[TASK]
Take the material below and retype it in full; pictures are left out.

[DATASET SECTION]
------------------------

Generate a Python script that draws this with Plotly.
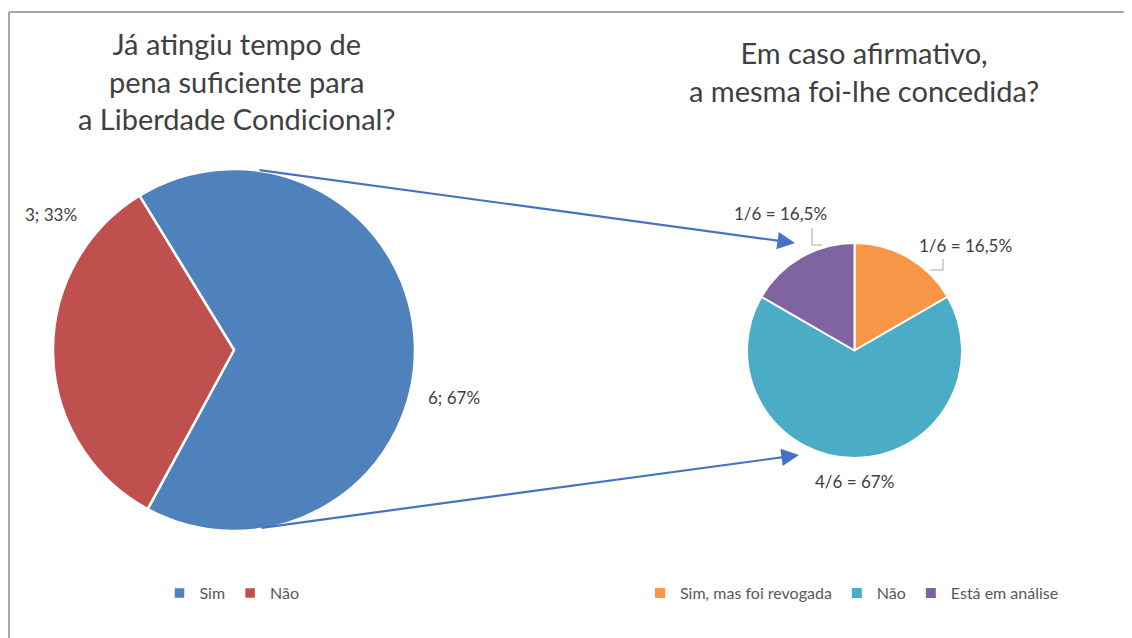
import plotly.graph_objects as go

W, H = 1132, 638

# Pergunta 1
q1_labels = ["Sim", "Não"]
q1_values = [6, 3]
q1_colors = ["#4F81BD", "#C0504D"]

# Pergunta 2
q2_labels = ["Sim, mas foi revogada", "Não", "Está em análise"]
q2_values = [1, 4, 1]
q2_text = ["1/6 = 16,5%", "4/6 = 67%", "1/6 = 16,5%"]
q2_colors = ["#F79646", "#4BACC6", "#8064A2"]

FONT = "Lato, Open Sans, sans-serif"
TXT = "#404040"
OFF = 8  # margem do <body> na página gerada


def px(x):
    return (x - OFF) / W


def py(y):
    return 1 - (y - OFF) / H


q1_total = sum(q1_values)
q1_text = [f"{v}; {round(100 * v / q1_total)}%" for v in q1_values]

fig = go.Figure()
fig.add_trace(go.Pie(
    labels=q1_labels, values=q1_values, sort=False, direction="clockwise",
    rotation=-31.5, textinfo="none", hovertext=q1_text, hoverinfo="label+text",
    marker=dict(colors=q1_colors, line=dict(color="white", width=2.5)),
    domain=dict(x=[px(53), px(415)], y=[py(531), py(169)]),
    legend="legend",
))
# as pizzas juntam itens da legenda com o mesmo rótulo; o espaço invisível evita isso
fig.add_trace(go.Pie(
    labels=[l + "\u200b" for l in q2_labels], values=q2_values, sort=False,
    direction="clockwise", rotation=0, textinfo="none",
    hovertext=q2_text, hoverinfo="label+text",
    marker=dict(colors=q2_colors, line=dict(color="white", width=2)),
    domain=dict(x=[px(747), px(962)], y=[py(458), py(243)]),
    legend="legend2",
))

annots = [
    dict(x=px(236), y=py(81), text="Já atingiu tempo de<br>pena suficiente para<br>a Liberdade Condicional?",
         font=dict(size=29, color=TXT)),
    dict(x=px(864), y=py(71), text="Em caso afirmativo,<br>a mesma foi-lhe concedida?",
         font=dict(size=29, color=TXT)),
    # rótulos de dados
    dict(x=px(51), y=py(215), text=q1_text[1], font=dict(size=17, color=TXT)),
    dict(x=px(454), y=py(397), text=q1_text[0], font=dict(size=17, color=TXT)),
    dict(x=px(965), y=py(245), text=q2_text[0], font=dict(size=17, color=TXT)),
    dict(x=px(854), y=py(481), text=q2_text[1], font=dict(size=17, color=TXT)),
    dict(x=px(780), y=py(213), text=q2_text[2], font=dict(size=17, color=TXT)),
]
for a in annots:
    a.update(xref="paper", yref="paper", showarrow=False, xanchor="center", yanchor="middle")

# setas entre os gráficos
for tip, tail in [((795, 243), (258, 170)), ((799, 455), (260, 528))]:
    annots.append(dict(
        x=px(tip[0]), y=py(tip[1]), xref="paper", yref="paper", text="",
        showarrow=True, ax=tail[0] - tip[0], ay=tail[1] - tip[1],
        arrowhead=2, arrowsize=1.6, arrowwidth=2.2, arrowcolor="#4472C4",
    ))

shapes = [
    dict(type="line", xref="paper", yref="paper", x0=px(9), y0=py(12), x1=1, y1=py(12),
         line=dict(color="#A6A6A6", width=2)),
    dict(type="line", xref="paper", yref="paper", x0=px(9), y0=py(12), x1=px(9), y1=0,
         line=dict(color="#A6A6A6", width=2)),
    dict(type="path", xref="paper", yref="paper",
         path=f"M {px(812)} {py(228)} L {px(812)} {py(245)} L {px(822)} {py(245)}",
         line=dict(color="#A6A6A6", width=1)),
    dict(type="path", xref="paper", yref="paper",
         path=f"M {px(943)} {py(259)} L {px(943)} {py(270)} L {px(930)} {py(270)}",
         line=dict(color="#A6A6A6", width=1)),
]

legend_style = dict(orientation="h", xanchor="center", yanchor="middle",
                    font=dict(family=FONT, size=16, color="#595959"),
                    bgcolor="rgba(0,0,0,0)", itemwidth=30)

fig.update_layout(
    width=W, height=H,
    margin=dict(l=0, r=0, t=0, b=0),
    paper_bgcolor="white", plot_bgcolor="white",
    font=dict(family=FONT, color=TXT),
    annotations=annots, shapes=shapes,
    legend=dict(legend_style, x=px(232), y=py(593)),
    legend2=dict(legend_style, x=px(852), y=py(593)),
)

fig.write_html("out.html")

------------------------

[ANSWER TO THE TASK]
Generate a Python script that draws this with Plotly.
import plotly.graph_objects as go

W, H = 1132, 638

# Pergunta 1
q1_labels = ["Sim", "Não"]
q1_values = [6, 3]
q1_colors = ["#4F81BD", "#C0504D"]

# Pergunta 2
q2_labels = ["Sim, mas foi revogada", "Não", "Está em análise"]
q2_values = [1, 4, 1]
q2_text = ["1/6 = 16,5%", "4/6 = 67%", "1/6 = 16,5%"]
q2_colors = ["#F79646", "#4BACC6", "#8064A2"]

FONT = "Lato, Open Sans, sans-serif"
TXT = "#404040"
OFF = 8  # margem do <body> na página gerada


def px(x):
    return (x - OFF) / W


def py(y):
    return 1 - (y - OFF) / H


q1_total = sum(q1_values)
q1_text = [f"{v}; {round(100 * v / q1_total)}%" for v in q1_values]

fig = go.Figure()
fig.add_trace(go.Pie(
    labels=q1_labels, values=q1_values, sort=False, direction="clockwise",
    rotation=-31.5, textinfo="none", hovertext=q1_text, hoverinfo="label+text",
    marker=dict(colors=q1_colors, line=dict(color="white", width=2.5)),
    domain=dict(x=[px(53), px(415)], y=[py(531), py(169)]),
    legend="legend",
))
# as pizzas juntam itens da legenda com o mesmo rótulo; o espaço invisível evita isso
fig.add_trace(go.Pie(
    labels=[l + "\u200b" for l in q2_labels], values=q2_values, sort=False,
    direction="clockwise", rotation=0, textinfo="none",
    hovertext=q2_text, hoverinfo="label+text",
    marker=dict(colors=q2_colors, line=dict(color="white", width=2)),
    domain=dict(x=[px(747), px(962)], y=[py(458), py(243)]),
    legend="legend2",
))

annots = [
    dict(x=px(236), y=py(81), text="Já atingiu tempo de<br>pena suficiente para<br>a Liberdade Condicional?",
         font=dict(size=29, color=TXT)),
    dict(x=px(864), y=py(71), text="Em caso afirmativo,<br>a mesma foi-lhe concedida?",
         font=dict(size=29, color=TXT)),
    # rótulos de dados
    dict(x=px(51), y=py(215), text=q1_text[1], font=dict(size=17, color=TXT)),
    dict(x=px(454), y=py(397), text=q1_text[0], font=dict(size=17, color=TXT)),
    dict(x=px(965), y=py(245), text=q2_text[0], font=dict(size=17, color=TXT)),
    dict(x=px(854), y=py(481), text=q2_text[1], font=dict(size=17, color=TXT)),
    dict(x=px(780), y=py(213), text=q2_text[2], font=dict(size=17, color=TXT)),
]
for a in annots:
    a.update(xref="paper", yref="paper", showarrow=False, xanchor="center", yanchor="middle")

# setas entre os gráficos
for tip, tail in [((795, 243), (258, 170)), ((799, 455), (260, 528))]:
    annots.append(dict(
        x=px(tip[0]), y=py(tip[1]), xref="paper", yref="paper", text="",
        showarrow=True, ax=tail[0] - tip[0], ay=tail[1] - tip[1],
        arrowhead=2, arrowsize=1.6, arrowwidth=2.2, arrowcolor="#4472C4",
    ))

shapes = [
    dict(type="line", xref="paper", yref="paper", x0=px(9), y0=py(12), x1=1, y1=py(12),
         line=dict(color="#A6A6A6", width=2)),
    dict(type="line", xref="paper", yref="paper", x0=px(9), y0=py(12), x1=px(9), y1=0,
         line=dict(color="#A6A6A6", width=2)),
    dict(type="path", xref="paper", yref="paper",
         path=f"M {px(812)} {py(228)} L {px(812)} {py(245)} L {px(822)} {py(245)}",
         line=dict(color="#A6A6A6", width=1)),
    dict(type="path", xref="paper", yref="paper",
         path=f"M {px(943)} {py(259)} L {px(943)} {py(270)} L {px(930)} {py(270)}",
         line=dict(color="#A6A6A6", width=1)),
]

legend_style = dict(orientation="h", xanchor="center", yanchor="middle",
                    font=dict(family=FONT, size=16, color="#595959"),
                    bgcolor="rgba(0,0,0,0)", itemwidth=30)

fig.update_layout(
    width=W, height=H,
    margin=dict(l=0, r=0, t=0, b=0),
    paper_bgcolor="white", plot_bgcolor="white",
    font=dict(family=FONT, color=TXT),
    annotations=annots, shapes=shapes,
    legend=dict(legend_style, x=px(232), y=py(593)),
    legend2=dict(legend_style, x=px(852), y=py(593)),
)

fig.write_html("out.html")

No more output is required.